Given problem — Starting with the first line of the listing, quote each line exactly until and including the one with "102.4, 48.7, 10.9]]", leaving pictures out.
·····
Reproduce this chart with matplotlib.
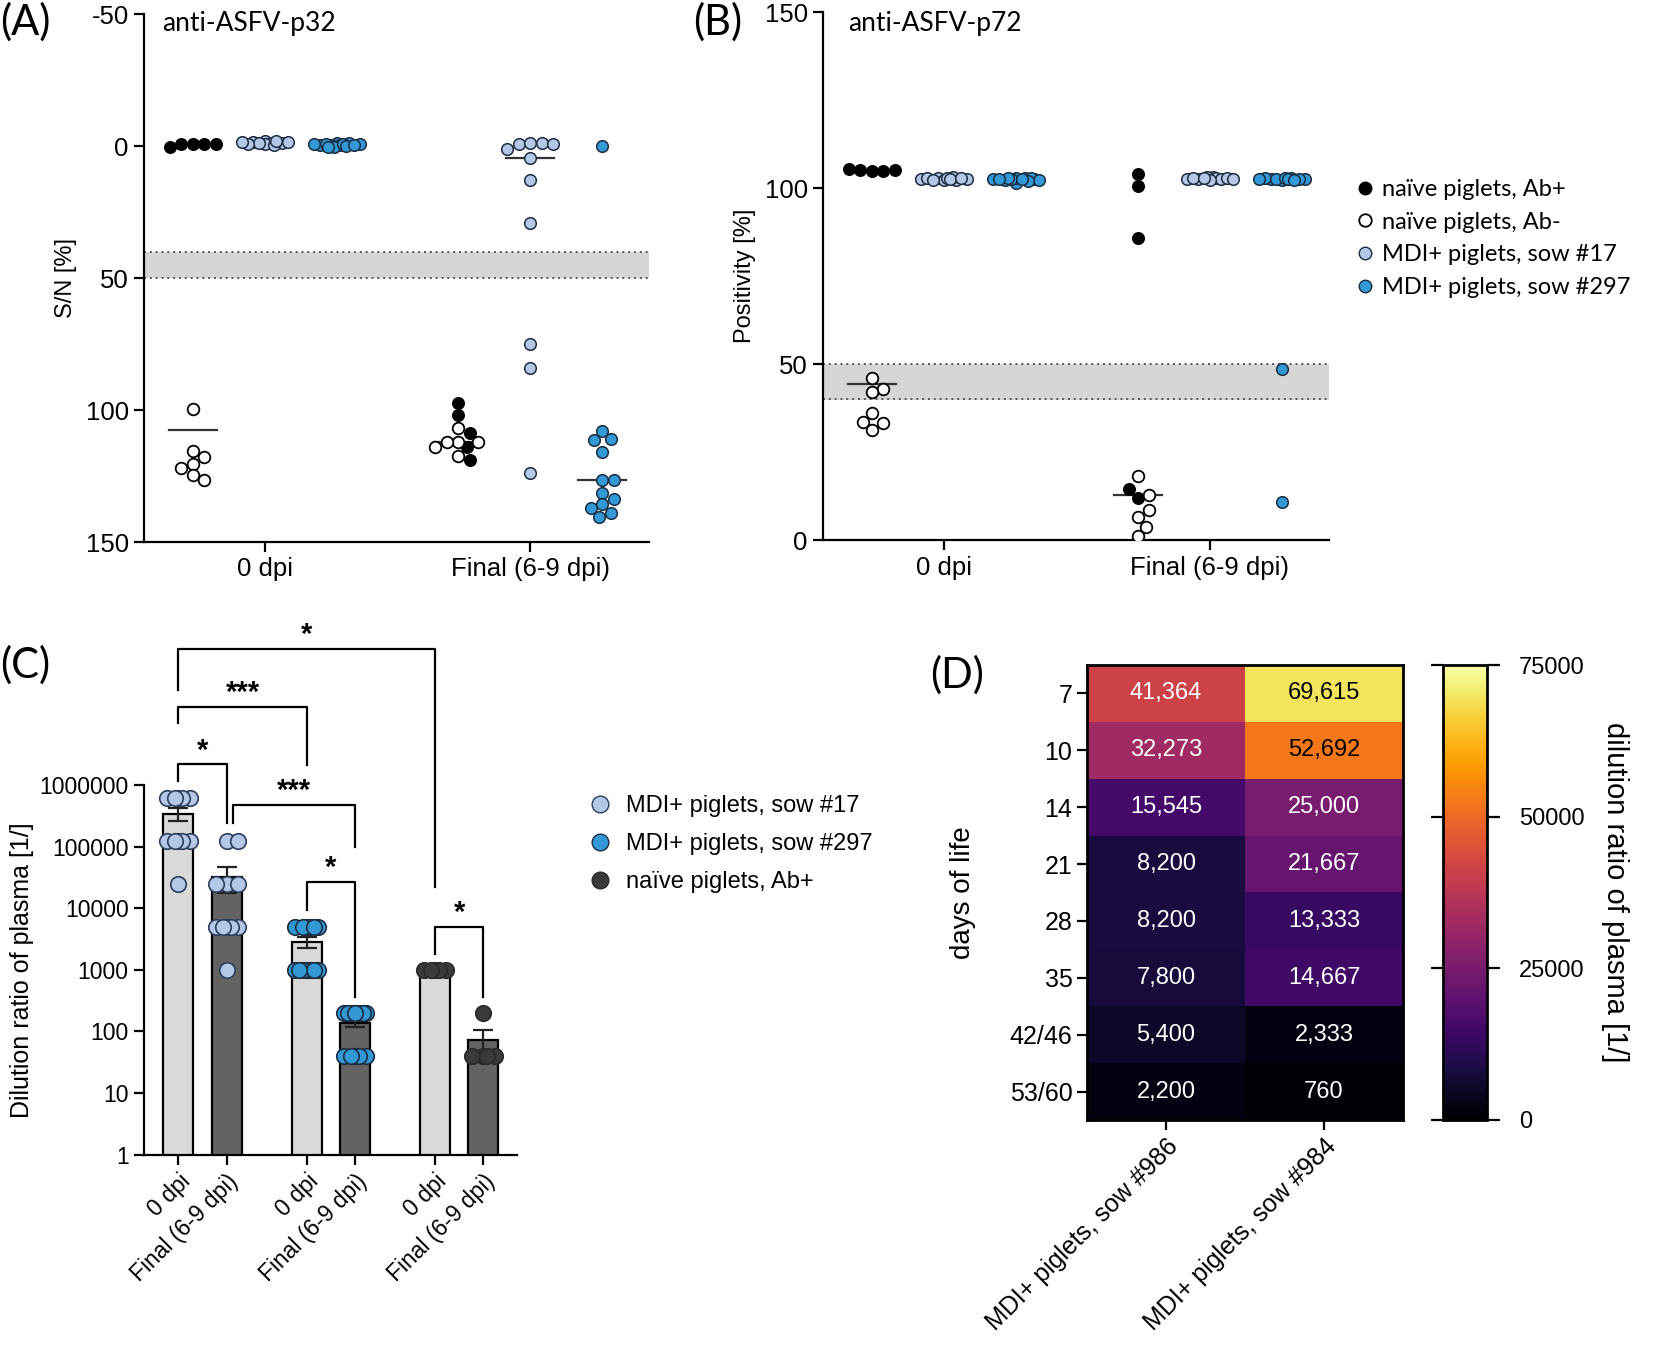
import numpy as np
import matplotlib
matplotlib.use('Agg')
import matplotlib.pyplot as plt
from matplotlib.lines import Line2D

plt.rcParams['font.family'] = ['Liberation Sans', 'DejaVu Sans']
plt.rcParams['axes.unicode_minus'] = False
TITLE_FONT = ['Lato', 'DejaVu Sans']

# ---------------- data ----------------
time_labels = ['0 dpi', 'Final (6-9 dpi)']

# (A) anti-ASFV-p32, S/N [%]; index 0 = 0 dpi, 1 = final
p32_naive_pos = [[-0.8, 0.3, -0.6, -0.7, -0.8],
                 [97.5, 102.0, 108.6, 114.0, 119.1]]
p32_naive_neg = [[99.5, 115.5, 117.8, 120.3, 121.8, 124.8, 126.4],
                 [106.7, 112.0, 112.0, 112.0, 113.9, 117.4]]
p32_sow17 = [[-2.0, -1.6, -1.3, -1.0, -0.8, -1.5, -0.5, -1.8, -1.2, -0.9, -1.4],
             [-1.0, -0.6, -0.6, -1.3, 1.3, 4.4, 12.9, 29.0, 74.9, 84.2, 123.7]]
p32_sow297 = [[-1.2, -0.8, -0.5, -0.2, 0.2, -1.0, -0.6, 0.0, -0.3, -0.9, 0.4, -0.4, -0.7],
              [0.0, 108.0, 110.9, 111.5, 115.9, 126.5, 126.5, 131.3, 133.8, 135.7, 137.0, 138.9, 140.5]]

# (B) anti-ASFV-p72, Positivity [%]
p72_naive_pos = [[105.2, 105.5, 104.8, 105.0, 105.1],
                 [104.0, 100.7, 85.8, 14.5, 11.9]]
p72_naive_neg = [[46.0, 42.9, 42.2, 36.1, 33.7, 33.4, 31.3],
                 [18.3, 12.9, 8.6, 6.7, 3.9, 1.2]]
p72_sow17 = [[102.4, 102.8, 103.1, 102.6, 102.3, 102.9, 102.5, 103.0, 102.7, 102.4, 102.8],
             [103.1, 102.8, 102.5, 103.2, 102.6, 102.9, 102.7, 103.0, 102.4, 102.8, 102.6]]
p72_sow297 = [[102.5, 102.9, 101.6, 102.7, 102.3, 103.0, 102.4, 102.8, 102.6, 102.2, 102.9, 102.5, 102.7],
              [102.5, 102.8, 102.6, 102.9, 102.4, 102.7, 102.5, 102.8, 102.6, 102.7, 102.4, 48.7, 10.9]]

# (C) dilution ratio of plasma
c_tick_labels = ['0 dpi', 'Final (6-9 dpi)'] * 3
c_sow17 = [[625000] * 5 + [125000] * 5 + [25000],
           [125000] * 2 + [25000] * 3 + [5000] * 5 + [1000]]
c_sow297 = [[5000] * 6 + [1000] * 7,
            [200] * 8 + [40] * 5]
c_naive = [[1000] * 5,
           [200, 40, 40, 40, 40]]
c_comparisons = [(0, 4, '*'), (0, 2, '***'), (0, 1, '*'),
                 (1, 3, '***'), (2, 3, '*'), (4, 5, '*')]

# (D) heat map
days = ['7', '10', '14', '21', '28', '35', '42/46', '53/60']
d_sows = ['MDI+ piglets, sow #986', 'MDI+ piglets, sow #984']
titer_986 = [41364, 32273, 15545, 8200, 8200, 7800, 5400, 2200]
titer_984 = [69615, 52692, 25000, 21667, 13333, 14667, 2333, 760]

# ---------------- styles ----------------
col_black = '#000000'
col_light = '#b4c7e7'
col_blue = '#3399d6'
col_edge = '#1b2c40'
col_naive_c = '#3a3a3a'

W, H = 1654, 1353


def swarm(vals, px_y, d_px, half_px):
    # simple beeswarm, returns horizontal offsets in pixels
    ypx = np.asarray(vals, float) * px_y
    order = np.argsort(ypx, kind='stable')
    steps = np.arange(d_px / 4, half_px + 0.01, d_px / 4)
    cands = [0.0]
    for s in steps:
        cands += [s, -s]
    px, py = [], []
    xs = np.zeros(len(ypx))
    for i in order:
        best, best_d = 0.0, -1
        for c in cands:
            dist = np.min(np.hypot(np.array(px) - c, np.array(py) - ypx[i])) if px else np.inf
            if dist >= d_px:
                best = c
                break
            if dist > best_d:
                best, best_d = c, dist
        xs[i] = best
        px.append(best)
        py.append(ypx[i])
    return xs


def style_axis(ax, lw=1.6):
    for s in ['top', 'right']:
        ax.spines[s].set_visible(False)
    for s in ['left', 'bottom']:
        ax.spines[s].set_linewidth(lw)
    ax.tick_params(width=lw, length=7, labelsize=18.5, pad=4)


def dot_panel(ax, naive_pos, naive_neg, sow17, sow297, px_x, px_y):
    off = 0.272
    ms = 70
    for t in range(2):
        # naive column: Ab+ and Ab- share one column
        naive = list(naive_pos[t]) + list(naive_neg[t])
        dx = swarm(naive, px_y, 11.5, 24) / px_x
        n_pos = len(naive_pos[t])
        xc = t - off
        ax.scatter(xc + dx[:n_pos], naive_pos[t], s=ms, c=col_black, edgecolors=col_black,
                   linewidths=1.0, zorder=4)
        ax.scatter(xc + dx[n_pos:], naive_neg[t], s=ms, c='white', edgecolors=col_black,
                   linewidths=1.3, zorder=4)
        ax.plot([xc - 0.09, xc + 0.09], [np.median(naive)] * 2, color='#333333', lw=1.6, zorder=3)
        for k, (vals, fc) in enumerate([(sow17[t], col_light), (sow297[t], col_blue)]):
            xc = t + k * off
            dx = swarm(vals, px_y, 11.5, 24) / px_x
            ax.scatter(xc + dx, vals, s=ms, c=fc, edgecolors=col_edge, linewidths=1.1, zorder=4)
            ax.plot([xc - 0.09, xc + 0.09], [np.median(vals)] * 2, color='#333333', lw=1.6, zorder=3)
    ax.axhspan(40, 50, color='#d6d6d6', lw=0, zorder=1)
    ax.axhline(40, color='#555555', ls=(0, (1, 2)), lw=1.4, zorder=2)
    ax.axhline(50, color='#555555', ls=(0, (1, 2)), lw=1.4, zorder=2)
    ax.set_xticks([0, 1])
    ax.set_xticklabels(time_labels)
    ax.set_xlim(-0.456, 1.448)
    style_axis(ax)


fig = plt.figure(figsize=(W / 100, H / 100), dpi=100)

# ---- (A)
axA = fig.add_axes([144 / W, 1 - 542 / H, (649 - 144) / W, (542 - 14) / H])
dot_panel(axA, p32_naive_pos, p32_naive_neg, p32_sow17, p32_sow297, 265, 132 / 50)
axA.set_ylim(150, -50)
axA.set_yticks([-50, 0, 50, 100, 150])
axA.set_ylabel('S/N [%]', fontsize=17, labelpad=6)
axA.text(162 / W, 1 - 23 / H, 'anti-ASFV-p32', transform=fig.transFigure, fontsize=19,
         family=TITLE_FONT, va='center')

# ---- (B)
axB = fig.add_axes([823 / W, 1 - 540.3 / H, (1329 - 823) / W, (540.3 - 12.3) / H])
dot_panel(axB, p72_naive_pos, p72_naive_neg, p72_sow17, p72_sow297, 266, 176 / 50)
axB.set_ylim(0, 150)
axB.set_yticks([0, 50, 100, 150])
axB.set_ylabel('Positivity [%]', fontsize=17, labelpad=6)
axB.text(848 / W, 1 - 23 / H, 'anti-ASFV-p72', transform=fig.transFigure, fontsize=19,
         family=TITLE_FONT, va='center')

leg_ab = [Line2D([], [], ls='none', marker='o', ms=9, mfc=col_black, mec=col_black),
          Line2D([], [], ls='none', marker='o', ms=9, mfc='white', mec=col_black, mew=1.3),
          Line2D([], [], ls='none', marker='o', ms=9, mfc=col_light, mec=col_edge),
          Line2D([], [], ls='none', marker='o', ms=9, mfc=col_blue, mec=col_edge)]
fig.legend(leg_ab, ['naïve piglets, Ab+', 'naïve piglets, Ab-', 'MDI+ piglets, sow #17',
                    'MDI+ piglets, sow #297'],
           loc='upper left', bbox_to_anchor=(1339 / W, 1 - 167 / H), frameon=False,
           prop={'family': TITLE_FONT, 'size': 17}, handletextpad=0.1, labelspacing=0.5,
           borderpad=0, handlelength=1.2)

# ---- (C)
axC = fig.add_axes([144 / W, 1 - 1154.6 / H, (516.7 - 144) / W, (1154.6 - 785) / H])
c_pos = [0, 1, 2.65, 3.65, 5.3, 6.3]
c_vals = [c_sow17[0], c_sow17[1], c_sow297[0], c_sow297[1], c_naive[0], c_naive[1]]
c_cols = [col_light, col_light, col_blue, col_blue, col_naive_c, col_naive_c]
c_edges = ['#2b3d5c', '#2b3d5c', col_edge, col_edge, '#2a2a2a', '#2a2a2a']
bar_cols = ['#d9d9d9', '#636363'] * 3
means = [np.mean(v) for v in c_vals]
sems = [np.std(v, ddof=1) / np.sqrt(len(v)) for v in c_vals]
axC.set_yscale('log')
axC.bar(c_pos, means, width=0.62, color=bar_cols, edgecolor='black', linewidth=1.6, zorder=2)
axC.errorbar(c_pos, means, yerr=sems, fmt='none', ecolor='#222222', elinewidth=1.6,
             capsize=7, capthick=1.6, zorder=3)
for x, v, fc, ec in zip(c_pos, c_vals, c_cols, c_edges):
    dx = swarm(np.log10(v), 61.6, 15, 13.5) / 48.4
    axC.scatter(x + dx, v, s=125, c=fc, edgecolors=ec, linewidths=1.2, zorder=4)
axC.set_ylim(1, 1e6)
axC.set_xlim(-0.71, 6.99)
axC.set_yticks([1, 10, 100, 1000, 10000, 100000, 1000000])
axC.set_yticklabels(['1', '10', '100', '1000', '10000', '100000', '1000000'])
axC.minorticks_off()
axC.set_xticks(c_pos)
axC.set_xticklabels(c_tick_labels, rotation=45, ha='right', rotation_mode='anchor')
style_axis(axC)
axC.tick_params(labelsize=16.5)
axC.set_ylabel('Dilution ratio of plasma [1/]', fontsize=18, labelpad=4)

# significance brackets (log10 heights: bar line, left leg end, right leg end)
br_levels = [(8.21, 7.55, 4.34), (7.27, 7.01, 6.33), (6.34, 6.07, 5.38),
             (5.68, 5.38, 5.0), (4.43, 3.97, 2.56), (3.70, 3.26, 2.56)]
for (i, j, lab), (top, l_end, r_end) in zip(c_comparisons, br_levels):
    x0 = c_pos[i] + (0.12 if (i, j) == (1, 3) else 0)
    x1 = c_pos[j]
    axC.plot([x0, x0, x1, x1], [10 ** l_end, 10 ** top, 10 ** top, 10 ** r_end],
             color='black', lw=1.6, clip_on=False, zorder=5)
    axC.text((x0 + x1) / 2, 10 ** (top + 0.22), lab, ha='center', va='center',
             fontsize=21, fontweight='bold', clip_on=False)

leg_c = [Line2D([], [], ls='none', marker='o', ms=12, mfc=col_light, mec='#2b3d5c'),
         Line2D([], [], ls='none', marker='o', ms=12, mfc=col_blue, mec=col_edge),
         Line2D([], [], ls='none', marker='o', ms=12, mfc=col_naive_c, mec='#2a2a2a')]
fig.legend(leg_c, ['MDI+ piglets, sow #17', 'MDI+ piglets, sow #297', 'naïve piglets, Ab+'],
           loc='upper left', bbox_to_anchor=(574 / W, 1 - 783 / H), frameon=False,
           prop={'size': 17}, handletextpad=0.5, labelspacing=0.68, borderpad=0,
           handlelength=1.2)

# ---- (D)
axD = fig.add_axes([1087 / W, 1 - 1120 / H, (1403 - 1087) / W, (1120 - 665) / H])
cax = fig.add_axes([1443 / W, 1 - 1120 / H, 44 / W, (1120 - 665) / H])
grid = np.column_stack([titer_986, titer_984])
im = axD.imshow(grid, cmap='inferno', vmin=0, vmax=75000, aspect='auto')
for r in range(grid.shape[0]):
    for c in range(grid.shape[1]):
        v = grid[r, c]
        axD.text(c, r, f'{v:,}', ha='center', va='center', fontsize=17,
                 color='black' if v > 45000 else 'white')
axD.set_yticks(range(len(days)))
axD.set_yticklabels(days)
axD.set_xticks(range(len(d_sows)))
axD.set_xticklabels(d_sows, rotation=45, ha='right', rotation_mode='anchor')
for s in axD.spines.values():
    s.set_linewidth(2)
axD.tick_params(width=1.6, length=7, labelsize=18)
axD.set_ylabel('days of life', fontsize=20, labelpad=24)
cb = fig.colorbar(im, cax=cax, ticks=[0, 25000, 50000, 75000])
cb.outline.set_linewidth(2)
cax.tick_params(left=True, right=True, width=1.6, length=9, labelsize=17, pad=14)
cax.set_ylabel('dilution ratio of plasma [1/]', rotation=270, fontsize=21, labelpad=32)

# panel letters
for lab, x, y in [('(A)', 0, 22), ('(B)', 693, 22), ('(C)', 0, 665), ('(D)', 930, 675)]:
    fig.text(x / W, 1 - y / H, lab, fontsize=30, family=TITLE_FONT, va='center', ha='left')

fig.savefig('out.png', dpi=100)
·····
Solved problem —
Reproduce this chart with matplotlib.
import numpy as np
import matplotlib
matplotlib.use('Agg')
import matplotlib.pyplot as plt
from matplotlib.lines import Line2D

plt.rcParams['font.family'] = ['Liberation Sans', 'DejaVu Sans']
plt.rcParams['axes.unicode_minus'] = False
TITLE_FONT = ['Lato', 'DejaVu Sans']

# ---------------- data ----------------
time_labels = ['0 dpi', 'Final (6-9 dpi)']

# (A) anti-ASFV-p32, S/N [%]; index 0 = 0 dpi, 1 = final
p32_naive_pos = [[-0.8, 0.3, -0.6, -0.7, -0.8],
                 [97.5, 102.0, 108.6, 114.0, 119.1]]
p32_naive_neg = [[99.5, 115.5, 117.8, 120.3, 121.8, 124.8, 126.4],
                 [106.7, 112.0, 112.0, 112.0, 113.9, 117.4]]
p32_sow17 = [[-2.0, -1.6, -1.3, -1.0, -0.8, -1.5, -0.5, -1.8, -1.2, -0.9, -1.4],
             [-1.0, -0.6, -0.6, -1.3, 1.3, 4.4, 12.9, 29.0, 74.9, 84.2, 123.7]]
p32_sow297 = [[-1.2, -0.8, -0.5, -0.2, 0.2, -1.0, -0.6, 0.0, -0.3, -0.9, 0.4, -0.4, -0.7],
              [0.0, 108.0, 110.9, 111.5, 115.9, 126.5, 126.5, 131.3, 133.8, 135.7, 137.0, 138.9, 140.5]]

# (B) anti-ASFV-p72, Positivity [%]
p72_naive_pos = [[105.2, 105.5, 104.8, 105.0, 105.1],
                 [104.0, 100.7, 85.8, 14.5, 11.9]]
p72_naive_neg = [[46.0, 42.9, 42.2, 36.1, 33.7, 33.4, 31.3],
                 [18.3, 12.9, 8.6, 6.7, 3.9, 1.2]]
p72_sow17 = [[102.4, 102.8, 103.1, 102.6, 102.3, 102.9, 102.5, 103.0, 102.7, 102.4, 102.8],
             [103.1, 102.8, 102.5, 103.2, 102.6, 102.9, 102.7, 103.0, 102.4, 102.8, 102.6]]
p72_sow297 = [[102.5, 102.9, 101.6, 102.7, 102.3, 103.0, 102.4, 102.8, 102.6, 102.2, 102.9, 102.5, 102.7],
              [102.5, 102.8, 102.6, 102.9, 102.4, 102.7, 102.5, 102.8, 102.6, 102.7, 102.4, 48.7, 10.9]]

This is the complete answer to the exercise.